Committed to the following of Jesus Christ, from the first years of his ministry, Eugene de Mazenod linked together the glory of God and the salvation of men. We have already quoted enough texts which give proof of this. Moreover, in a letter to Father Christopher Bonjean, he explains the link between the glory of God and the salvation of men: "May you all be preserved also in order to continue to bring about the glory of God by working for the conversion of these poor souls which without you would not be saved". [21] God is glorified when men are saved. So it is as a missionary that Eugene de Mazenod seeks the glory of God following in the footsteps of Jesus. As Father Joseph Pielorz pointed out in his thesis: "His apostolic mentality enables us to discover the true meaning of the phrase which appears so often in the writings of Bishop de Mazenod: 'to work for the greater glory of God'. This work is not to be accomplished mainly through the various acts of religion, i.e., adoration, sacrifice, prayer, etc., as the French School in general understood it, but rather through the apostolate. That is, less by increasing acts of adoration than by increasing the number of adorers." [22]

f) Love is the inspiration for seeking the glory of God

"He who sent me is with me, and has not left me to myself, for I always do what pleases him". (John 8:29)

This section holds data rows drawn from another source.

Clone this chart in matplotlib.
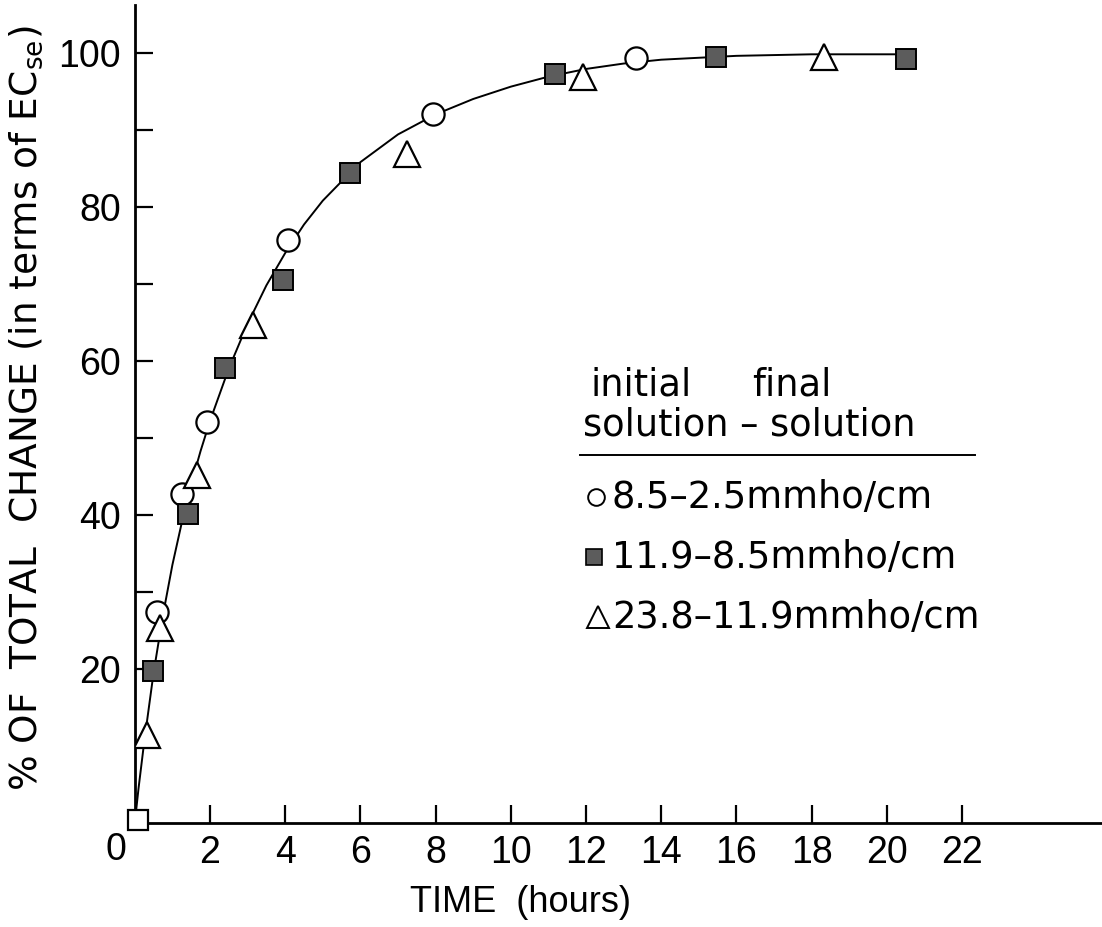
import numpy as np
import matplotlib
matplotlib.use("Agg")
import matplotlib.pyplot as plt
from matplotlib.lines import Line2D

plt.rcParams['font.family'] = ['Liberation Sans', 'DejaVu Sans']

# data (time in hours, % of total change)
t_circle = [0.59, 1.26, 1.92, 4.08, 7.93, 13.32]
y_circle = [27.4, 42.7, 52.0, 75.7, 92.0, 99.3]

t_square = [0.48, 1.41, 2.40, 3.95, 5.72, 11.17, 15.46, 20.5]
y_square = [19.7, 40.1, 59.1, 70.5, 84.4, 97.3, 99.5, 99.2]

t_tri = [0.32, 0.67, 1.65, 3.15, 7.24, 11.92, 18.33]
y_tri = [11.4, 25.3, 45.2, 64.7, 86.8, 96.9, 99.5]

t_origin = [0.08]
y_origin = [0.4]

# fitted curve as drawn
t_curve = [0, 0.1, 0.25, 0.5, 0.75, 1.0, 1.25, 1.5, 1.75, 2.0, 2.5, 3.0, 3.5, 4.0,
           4.5, 5.0, 6.0, 7.0, 8.0, 9.0, 10.0, 11.0, 12.0, 13.0, 14.0, 16.0, 18.0, 20.5]
y_curve = [0, 4.5, 10.5, 19.5, 27.0, 33.5, 39.0, 44.0, 48.3, 52.2, 59.0, 64.8, 69.8, 74.0,
           77.7, 80.8, 85.8, 89.4, 92.0, 94.0, 95.6, 96.9, 97.9, 98.6, 99.1, 99.6, 99.8, 99.8]

legend_labels = ['8.5\u20132.5mmho/cm', '11.9\u20138.5mmho/cm', '23.8\u201311.9mmho/cm']

fig = plt.figure(figsize=(11.02, 9.27), dpi=100)
ax = fig.add_axes([0.1223, 0.1122, 0.8777, 0.8824])

ax.plot(t_curve, y_curve, color='black', lw=1.4, zorder=1)

sq_face = '#5c5c5c'
ax.plot(t_circle, y_circle, 'o', ms=16, mfc='white', mec='black', mew=1.6, zorder=3)
ax.plot(t_square, y_square, 's', ms=14, mfc=sq_face, mec='black', mew=1.4, zorder=3)
ax.plot(t_tri, y_tri, '^', ms=19, mfc='white', mec='black', mew=1.6, zorder=3)
ax.plot(t_origin, y_origin, 's', ms=14, mfc='white', mec='black', mew=1.6, zorder=3, clip_on=False)

ax.set_xlim(0, 25.72)
ax.set_ylim(0, 106.2)

for s in ['top', 'right']:
    ax.spines[s].set_visible(False)
for s in ['left', 'bottom']:
    ax.spines[s].set_linewidth(2)

ax.set_xticks(np.arange(2, 23, 2))
ax.set_xticklabels([str(v) for v in range(2, 23, 2)])
ax.set_yticks(np.arange(10, 101, 10))
ax.set_yticklabels(['' if v % 20 else str(v) for v in range(10, 101, 10)])
ax.tick_params(direction='in', length=13, width=1.6, labelsize=27, pad=9)
ax.tick_params(axis='y', pad=10)

# shared zero at the corner
fig.text(116 / 1102, 1 - 850 / 927, '0', fontsize=27, ha='center', va='center')

fig.text(520 / 1102, 1 - 903 / 927, 'TIME  (hours)', fontsize=26, ha='center', va='center')
fig.text(26 / 1102, 1 - 408 / 927, '% OF  TOTAL  CHANGE (in terms of EC$_{\\rm se}$)',
         fontsize=27, rotation=90, ha='center', va='center', family='DejaVu Sans')

# hand-drawn style key
fs = 26.5
kf = 'DejaVu Sans'
fig.text(590 / 1102, 1 - 385 / 927, 'initial', fontsize=fs, va='center', family=kf)
fig.text(752 / 1102, 1 - 385 / 927, 'final', fontsize=fs, va='center', family=kf)
fig.text(583 / 1102, 1 - 425 / 927, 'solution \u2013 solution', fontsize=fs, va='center', family=kf)
fig.add_artist(Line2D([580 / 1102, 975 / 1102], [1 - 455 / 927, 1 - 455 / 927],
                      color='black', lw=1.4))

key_y = [497, 557, 617]
key_mk = [dict(marker='o', ms=12, mfc='white', mec='black', mew=1.4),
          dict(marker='s', ms=11, mfc=sq_face, mec='black', mew=1.2),
          dict(marker='^', ms=16, mfc='white', mec='black', mew=1.4)]
key_x = [596, 594, 598]
for lab, yy, xx, mk in zip(legend_labels, key_y, key_x, key_mk):
    fig.add_artist(Line2D([xx / 1102], [1 - yy / 927], ls='none', **mk))
    fig.text(612 / 1102, 1 - yy / 927, lab, fontsize=fs, va='center', family=kf)

fig.savefig('out.png', dpi=100)
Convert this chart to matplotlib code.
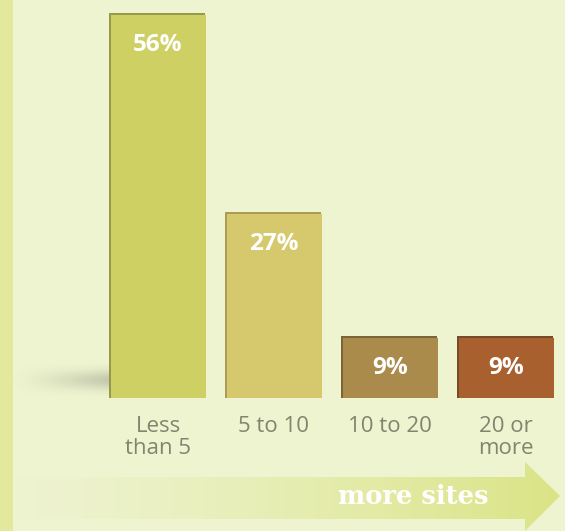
import numpy as np
import matplotlib.pyplot as plt
from matplotlib.patches import Polygon, Rectangle

# data
categories = ["Less\nthan 5", "5 to 10", "10 to 20", "20 or\nmore"]
shares = [56, 27, 9, 9]
labels = ["56%", "27%", "9%", "9%"]
bar_colors = ["#cfd064", "#d6c86c", "#aa8b4b", "#a9602f"]
edge_colors = ["#8f8f3a", "#a39445", "#6f5526", "#6a3818"]

W, H = 565, 531
bg = "#eef3d0"

fig = plt.figure(figsize=(W / 100, H / 100), dpi=100, facecolor=bg)

# backdrop layer in pixel coordinates
back = fig.add_axes([0, 0, 1, 1])
back.set_xlim(0, W)
back.set_ylim(H, 0)
back.axis("off")
back.add_patch(Rectangle((0, 0), 13, H, color="#e2e99c", lw=0))

# soft floor shadow behind the first bar
sx = np.linspace(0, 1, 200)[None, :]
sy = np.linspace(-1, 1, 60)[:, None]
alpha = 0.5 * sx ** 1.2 * np.exp(-(sy / 0.6) ** 2)
shadow = np.zeros((60, 200, 4))
shadow[..., :3] = np.array([0x9a, 0xa0, 0x8a]) / 255
shadow[..., 3] = alpha
back.imshow(shadow, extent=[13, 110, 396, 364], aspect="auto", zorder=1)

# arrow with gradient fill
arrow_pts = [(15, 477), (525, 477), (525, 462), (560, 496),
             (525, 531), (525, 519), (15, 519)]
arrow = Polygon(arrow_pts, closed=True, facecolor="none", edgecolor="none")
back.add_patch(arrow)
grad = np.linspace(0, 1, 256).reshape(1, -1) ** 1.3
c0 = np.array([0xee, 0xf3, 0xd0]) / 255
c1 = np.array([0xda, 0xe4, 0x86]) / 255
img = c0[None, None, :] * (1 - grad[..., None]) + c1[None, None, :] * grad[..., None]
im = back.imshow(img, extent=[15, 560, 531, 462], aspect="auto", zorder=1)
im.set_clip_path(arrow)
back.text(413, 497, "more sites", color="white", fontsize=18.5, fontweight="bold",
          family="DejaVu Serif", ha="center", va="center", zorder=3)

# bars
ax = fig.add_axes([100 / W, (H - 398) / H, 464 / W, 412.5 / H])
ax.patch.set_alpha(0)
ax.set_xlim(-0.5, 3.5)
ax.set_ylim(0, 60)
ax.axis("off")

x = np.arange(len(categories))
# dark side / shadow
ax.bar(x - 0.01, shares, width=0.83, color=edge_colors, alpha=0.9, zorder=2)
ax.bar(x + 0.005, [s - 0.25 for s in shares], width=0.82, color=bar_colors, zorder=3)

for xi, s, lab in zip(x, shares, labels):
    ax.text(xi, s - 4.6, lab, color="white", fontsize=17.5, fontweight="bold",
            family="Open Sans", ha="center", va="center", zorder=4)

for xi, cat in zip(x, categories):
    ax.text(xi, -2.6, cat, color="#80856f", fontsize=16, family="Open Sans",
            ha="center", va="top", linespacing=1.1, clip_on=False)

fig.savefig("out.png", dpi=100, facecolor=bg)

It is noteworthy that, from time to time, the Founder transformed the classical trilogy into another formula: "The love of Christ, love for the Church and the salvation of souls". For example, in the well-known text: "The one who would like to join our ranks should burn with the desire of his own perfection, be enflamed with love for Our Lord Jesus Christ and his Church, with an ardent zeal for the salvation of souls". [23] Consequently, for the Founder as for the Oblates, seeking the glory of God meant to respond to the love of Christ, to love the Church with him and to share his love for all. Seeking the glory of God was understood and lived as a commitment to follow in the footsteps of Christ, the Savior.


[1] REY I, p. 26.
[2] Letter to his mother, November 29, 1809 in Oblate Writings I, vol. 14, no. 64, p. 145.
[3] Letter to his sister, July 12, 1809, in Oblate Writings, I, vol. 14, no. 57, p. 131.
[4] Retreat at Amiens, December 1-21, 1811 in Oblate Writings I, vol. 14, no. 95, p. 217.
[5] Bargemon (Var, France) Boisgelin Collection.
[6] Constitutions and Rules of 1982, Preface, p. 10.
[7] Letter to Abbé Henry Tempier, October 9, 1815 in Oblate Writings I, vol. 6, no. 4, p. 6 & 7.
[8] Letter to Father Tempier, December 18, 1825 in Oblate Writings I, vol. 6, no. 212, p. 123.
[9] Letter to Father Tempier, June 10, 1826 in Oblate Writings I, vol. 7, no. 248, p. 113.
[10] Letter to Father Tempier, February 18, 1826 in Oblate Writings I, vol. 7, no. 226, p. 40.
[11] Letter to Cardinal Fransoni, September 25,1847 in Oblate Writings I, vol. 5, no. 6, p. 16.
[12] Spiritual conference, 1808, Oblate General Archives, quoted in MORABITO, Joseph, "Je serai prêtre", p. 78.
[13] See LEFLON III, Chapter V.
[14] See letters to Bishop Allard, May 30 and November 10, 1857 in Oblate Writings I, vol. 4, nos. 26-27, p. 87-95.
[15] See Letter to Father Callixtus Kotterer, April 23, 1837 in Oblate Writings I, vol. 9, no. 615, p. 28-30.
[16] Letter to Father Courtès, August 15, 1830 in Oblate Writings I, vol. 7, no. 356, p. 210.
[17] Letter to Bishop Frezza, April 27, 1835 in RAMBERT I, p. 698.
[18] Diary, April 15, 1837, quoted in LEFLON II, p. 515.
[19] Letter to Father Tempier, April 9, 1826 in Oblate Writings I, vol. 7, no. 235, p. 80.
[20] Letter to Father John Baptist Honorat, March 26, 1842 in Oblate Writings I, vol. 1, no. 10, p. 19.
[21] Letter to Father Christopher Bonjean, October 16, 1858 in Oblate Writings I, vol. 4, no. 47, p. 143.
[22] PIELORZ, Joseph, The Spiritual Life of Bishop de Mazenod, 1782-1812, Ottawa Oblate Studies Edition, 1956, p. 343 in the manu English translation.